Nobel in Economics to Lift Climate-Change Movement, Winner Says

(Bloomberg) -- The 2018 Nobel Prize in economics, which recognized a leading researcher into the effects of climate change, should give momentum to policies aimed at minimizing the damage, according to the Yale University professor who shared the award.

“Yes it will help,” William Nordhaus said Monday at a press conference at the university on Monday. “It is always helpful to bodies such as the Nobel committee to remind us what the stakes are here.”

Nobel in Economics to Lift Climate-Change Movement, Winner Says

Nordhaus, 77, began working on environmental issues in the early 1970s as part of an effort to put an economic costs on global warming. In the 1990s, he created the first model that calculates the interplay between the economy and the climate.

“This is the last frontier of climate change,” he said at the press conference. “I think we understand the science. I think we understand the economics of abatement. We understand pretty much the damages. But we don’t understand how to bring countries together. That is where the real frontier work is going on today.”

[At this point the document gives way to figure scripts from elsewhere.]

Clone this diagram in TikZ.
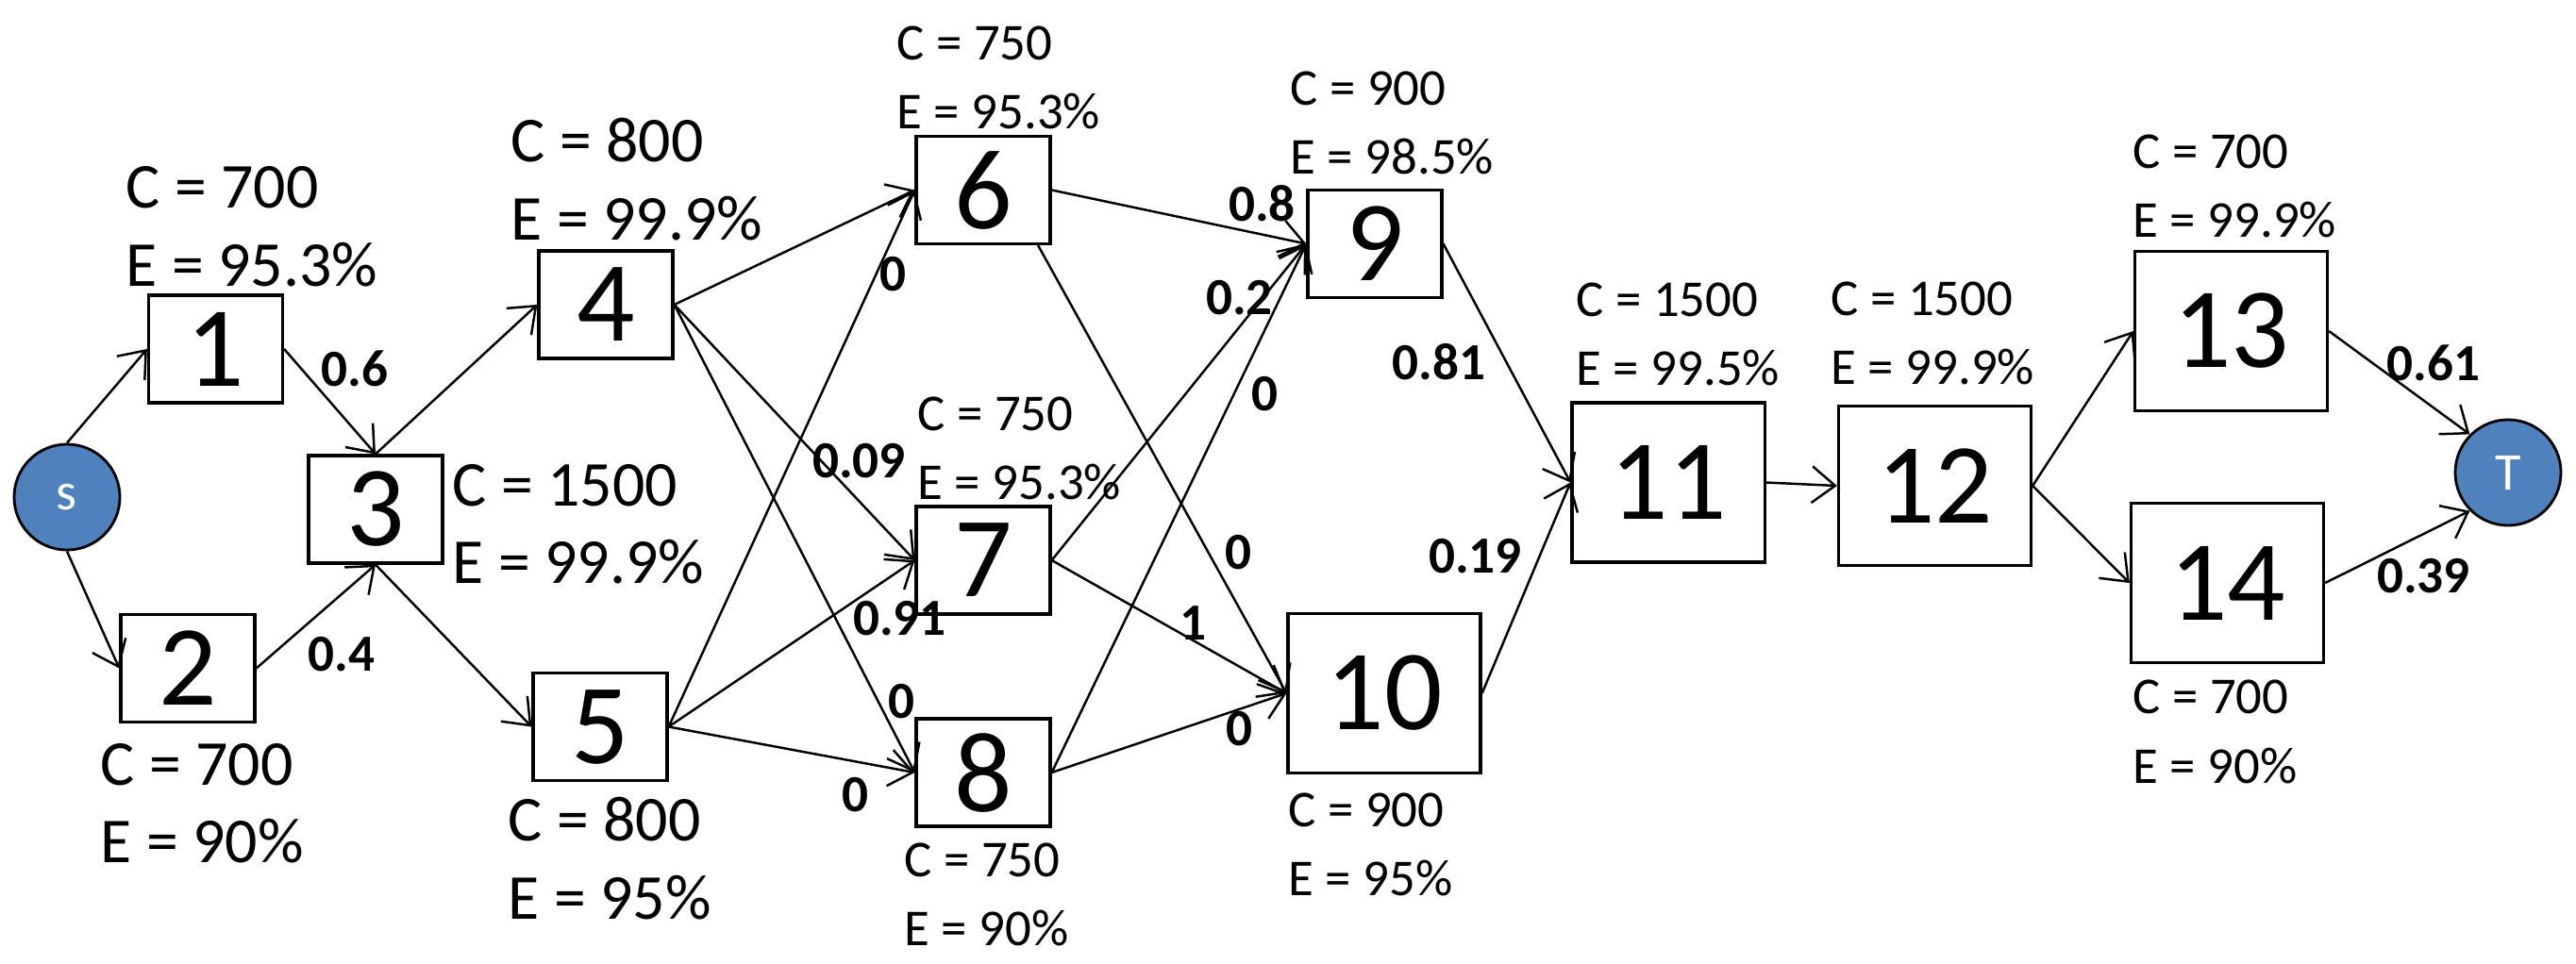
\documentclass[tikz,border=0pt]{standalone}
\usepackage{fontspec}
\setmainfont{Carlito}
\usetikzlibrary{arrows.meta,calc}
\definecolor{nodeblue}{HTML}{4F81BD}
\begin{document}
\begin{tikzpicture}[x=0.01cm, y=-0.01cm,
  box/.style={draw, line width=0.9pt, minimum width=1.42cm, minimum height=1.14cm, inner sep=0pt, font=\fontsize{34.5}{40}\selectfont},
  bigbox/.style={box, minimum width=2.04cm, minimum height=1.69cm},
  term/.style={circle, draw=black, fill=nodeblue, text=white, line width=0.8pt, minimum size=1.12cm, inner sep=0pt, font=\fontsize{16}{19}\selectfont},
  conn/.style={-{Straight Barb[length=7pt,width=11pt]}, line width=0.7pt},
  lblA/.style={anchor=base west, inner sep=0pt, font=\fontsize{19.3}{23}\selectfont},
  lblB/.style={anchor=base west, inner sep=0pt, font=\fontsize{15.6}{19}\selectfont},
  wt/.style={inner sep=0pt, font=\bfseries\fontsize{15.7}{19}\selectfont}]
\useasboundingbox (0,0) rectangle (2730,1021);

% terminal nodes
\node[term] (s) at (71,527) {s};
\node[term] (t) at (2658,501) {T};

% process boxes
\node[box] (n1) at (228.5,370) {1};
\node[box] (n2) at (199,708.5) {2};
\node[box] (n3) at (398,540) {3};
\node[box] (n4) at (642,323) {4};
\node[box] (n5) at (636,770.5) {5};
\node[box] (n6) at (1042,201.5) {6};
\node[box] (n7) at (1042,594) {7};
\node[box] (n8) at (1042,819) {8};
\node[box] (n9) at (1457,258.5) {9};
\node[bigbox] (n10) at (1467,735) {10};
\node[bigbox] (n11) at (1768,511.5) {11};
\node[bigbox] (n12) at (2050.5,515) {12};
\node[bigbox] (n13) at (2364.5,351) {13};
\node[bigbox] (n14) at (2360.5,618) {14};

% C / E labels
\node[lblA] (c1) at (133,220) {C = 700};
\node[lblA] (e1) at (133,303) {E = 95.3\%};
\node[lblA] (c2) at (106,832) {C = 700};
\node[lblA] (e2) at (106,914) {E = 90\%};
\node[lblA] (c3) at (479,536) {C = 1500};
\node[lblA] (e3) at (479,618) {E = 99.9\%};
\node[lblA] (c4) at (541,171) {C = 800};
\node[lblA] (e4) at (541,254) {E = 99.9\%};
\node[lblA] (c5) at (538,891) {C = 800};
\node[lblA] (e5) at (538,974) {E = 95\%};
\node[lblB] (c6) at (950,63) {C = 750};
\node[lblB] (e6) at (950,136) {E = 95.3\%};
\node[lblB] (c7) at (972,456) {C = 750};
\node[lblB] (e7) at (972,529) {E = 95.3\%};
\node[lblB] (c8) at (958,929) {C = 750};
\node[lblB] (e8) at (958,1002) {E = 90\%};
\node[lblB] (c9) at (1367,111) {C = 900};
\node[lblB] (e9) at (1367,184) {E = 98.5\%};
\node[lblB] (c10) at (1365,876) {C = 900};
\node[lblB] (e10) at (1365,949) {E = 95\%};
\node[lblB] (c11) at (1670,335) {C = 1500};
\node[lblB] (e11) at (1670,408) {E = 99.5\%};
\node[lblB] (c12) at (1940,334) {C = 1500};
\node[lblB] (e12) at (1940,407) {E = 99.9\%};
\node[lblB] (c13) at (2260,178) {C = 700};
\node[lblB] (e13) at (2260,251) {E = 99.9\%};
\node[lblB] (c14) at (2260,756) {C = 700};
\node[lblB] (e14) at (2260,830) {E = 90\%};

% connectors
\draw[conn] (s.north) -- (n1.west);
\draw[conn] (s.south) -- (n2.west);
\draw[conn] (n1.east) -- (n3.north);
\draw[conn] (n2.east) -- (n3.south);
\draw[conn] (n3.north) -- (n4.west);
\draw[conn] (n3.south) -- (n5.west);
\draw[conn] (n4.east) -- (n6.west);
\draw[conn] (n4.east) -- (n7.west);
\draw[conn] (n4.east) -- (n8.west);
\draw[conn] (n5.east) -- (n6.west);
\draw[conn] (n5.east) -- (n7.west);
\draw[conn] (n5.east) -- (n8.west);
\draw[conn] (n6.east) -- (n9.west);
\draw[conn] ($(n6.south)!0.8!(n6.south east)$) -- (n10.west);
\draw[conn] (n7.east) -- (n9.west);
\draw[conn] (n7.east) -- (n10.west);
\draw[conn] (n8.east) -- (n9.west);
\draw[conn] (n8.east) -- (n10.west);
\draw[conn] (n9.east) -- (n11.west);
\draw[conn] (n10.east) -- (n11.west);
\draw[conn] (n11.east) -- (n12.west);
\draw[conn] (n12.east) -- (n13.west);
\draw[conn] (n12.east) -- (n14.west);
\draw[conn] (n13.east) -- (t.north west);
\draw[conn] (n14.east) -- (t.south west);

% edge weights
\node[wt] (w13) at (376,390.5) {0.6};
\node[wt] (w23) at (362,694) {0.4};
\node[wt] (w56) at (946.5,291) {0};
\node[wt] (w69) at (1337.5,215.5) {0.8};
\node[wt] (w79) at (1313.5,315.5) {0.2};
\node[wt] (w911) at (1525,383.5) {0.81};
\node[wt] (w89) at (1340.5,417.5) {0};
\node[wt] (w47) at (910.5,488.5) {0.09};
\node[wt] (w57) at (953.5,656) {0.91};
\node[wt] (w710) at (1264.5,660.5) {1};
\node[wt] (w610) at (1312,585.5) {0};
\node[wt] (w1011) at (1563.5,589.5) {0.19};
\node[wt] (w48) at (955,744) {0};
\node[wt] (w58) at (906.5,842.5) {0};
\node[wt] (w810) at (1313.5,773) {0};
\node[wt] (w13t) at (2579,385) {0.61};
\node[wt] (w14t) at (2568.5,610.5) {0.39};
\end{tikzpicture}
\end{document}
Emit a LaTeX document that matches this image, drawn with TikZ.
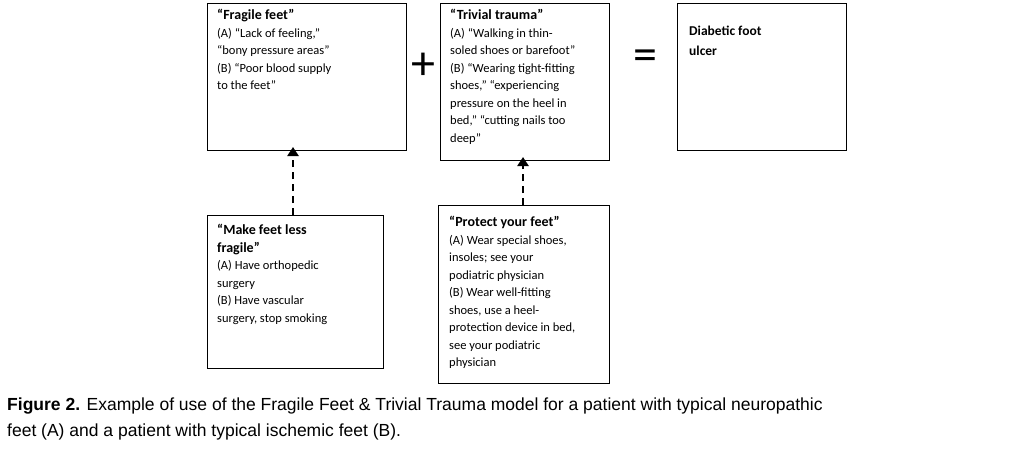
\documentclass[tikz,border=0pt]{standalone}
\usepackage{fontspec}
\setmainfont{Carlito}
\newfontfamily\capfont{Liberation Sans}
\newcommand\hdf{\bfseries\fontsize{14}{17.5}\selectfont}
\usetikzlibrary{arrows.meta}
\begin{document}
\begin{tikzpicture}[x=1pt,y=-1pt,
  box/.style={draw,line width=1pt},
  txt/.style={anchor=north west,align=left,inner sep=0pt,font=\fontsize{12.5}{17.5}\selectfont},
  dasharrow/.style={line width=2.5pt,dash pattern=on 7pt off 5pt,-{Triangle[length=9pt,width=11pt]}}]
\useasboundingbox (0,0) rectangle (1024,450);
\draw[box] (207,3) rectangle (406,150);
\coordinate (b1) at (293,150);
\node[txt] (t1) at (217,9) {{\hdf “Fragile feet”}\\(A) “Lack of feeling,”\\“bony pressure areas”\\(B) “Poor blood supply\\to the feet”};
\draw[box] (440,3) rectangle (609,160);
\coordinate (b2) at (523,160);
\node[txt] (t2) at (450,9) {{\hdf “Trivial trauma”}\\(A) “Walking in thin-\\soled shoes or barefoot”\\(B) “Wearing tight-fitting\\shoes,” “experiencing\\pressure on the heel in\\bed,” “cutting nails too\\deep”};
\draw[box] (677,3) rectangle (846,150);
\node[txt,font=\bfseries\fontsize{13.5}{20}\selectfont] (t3) at (689,26) {Diabetic foot\\ulcer};
\node (plus) at (423,66) {\fontsize{48}{48}\selectfont +};
\node (eq) at (645,60) {\fontsize{48}{48}\selectfont =};
\draw[box] (207,215) rectangle (383,368);
\coordinate (b4) at (293,215);
\node[txt] (t4) at (217,224) {{\hdf “Make feet less}\\{\hdf fragile”}\\(A) Have orthopedic\\surgery\\(B) Have vascular\\surgery, stop smoking};
\draw[box] (438,205) rectangle (609,383);
\coordinate (b5) at (523,205);
\node[txt] (t5) at (449,216) {{\hdf “Protect your feet”}\\(A) Wear special shoes,\\insoles; see your\\podiatric physician\\(B) Wear well-fitting\\shoes, use a heel-\\protection device in bed,\\see your podiatric\\physician};
\draw[dasharrow] (b4) -- ([yshift=3]b1);
\draw[dasharrow] (b5) -- ([yshift=3]b2);
\node[anchor=north west,align=left,inner sep=0pt,font=\capfont\fontsize{17.5}{26}\selectfont] (cap) at (7,398) {\textbf{Figure 2.} Example of use of the Fragile Feet \& Trivial Trauma model for a patient with typical neuropathic\\feet (A) and a patient with typical ischemic feet (B).};
\end{tikzpicture}
\end{document}
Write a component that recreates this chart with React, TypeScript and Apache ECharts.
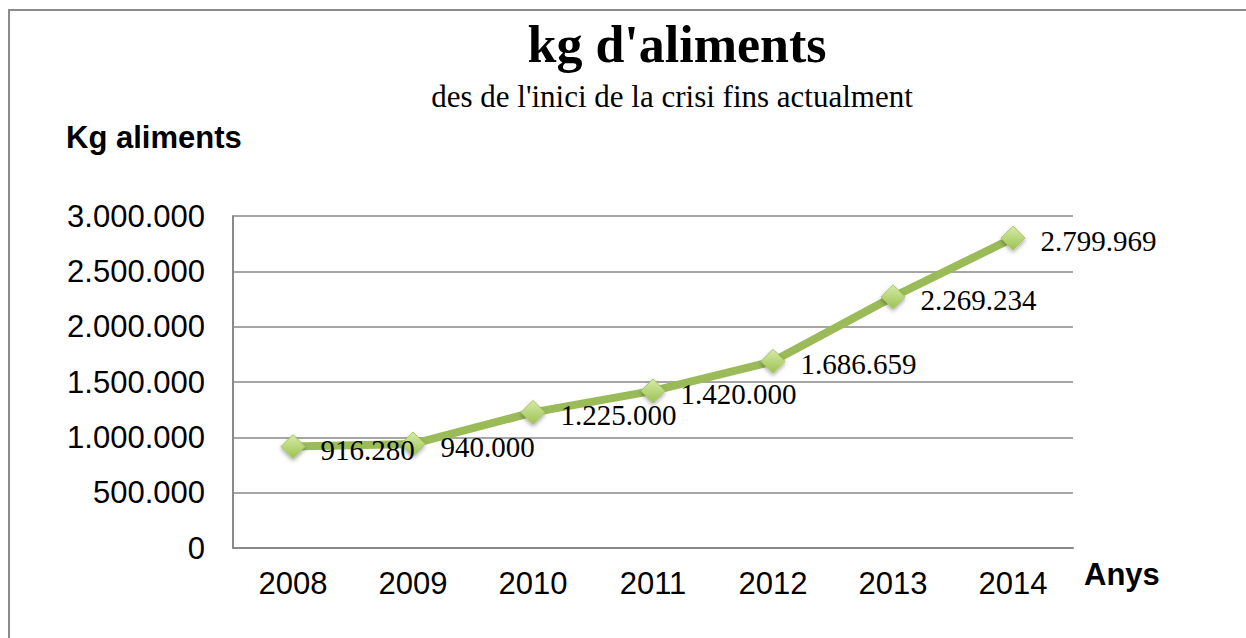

The debate in the U.S. has been characterized by misunderstanding, including claims it’s a hoax, he said. While many policy makers understand the need for incentives to address climate change, “it hasn’t penetrated as much as it needs to into other communities,” Nordhaus said.

‘Market Solution’

“We need to educate. It sounds condescending, but I think we need to have people realize how important of a problem this is.”

The focus of this year’s prize comes as the United Nations issued a dire warning on the urgent need to address climate change. Nordhaus has long cautioned that it’s “unlikely” that nations can achieve the targets set in the landmark Paris Agreement and that policy delays are raising the price of carbon needed to achieve the goals.

“There is basically no alternative to a market solution,” Nordhaus said. “The incentives are market prices -- to raise the price of goods and services that are carbon intensive and lower the ones that are less carbon intensive.”

President Donald Trump announced last year the U.S. would withdraw the world’s biggest economy from the Paris climate accord.

“This administration won’t last forever,” Nordhaus said. “I think it’s really anomalous in the United States this degree of hostility to environmental policy and climate change policy. All I can do is hope we will get through this without too much damage.”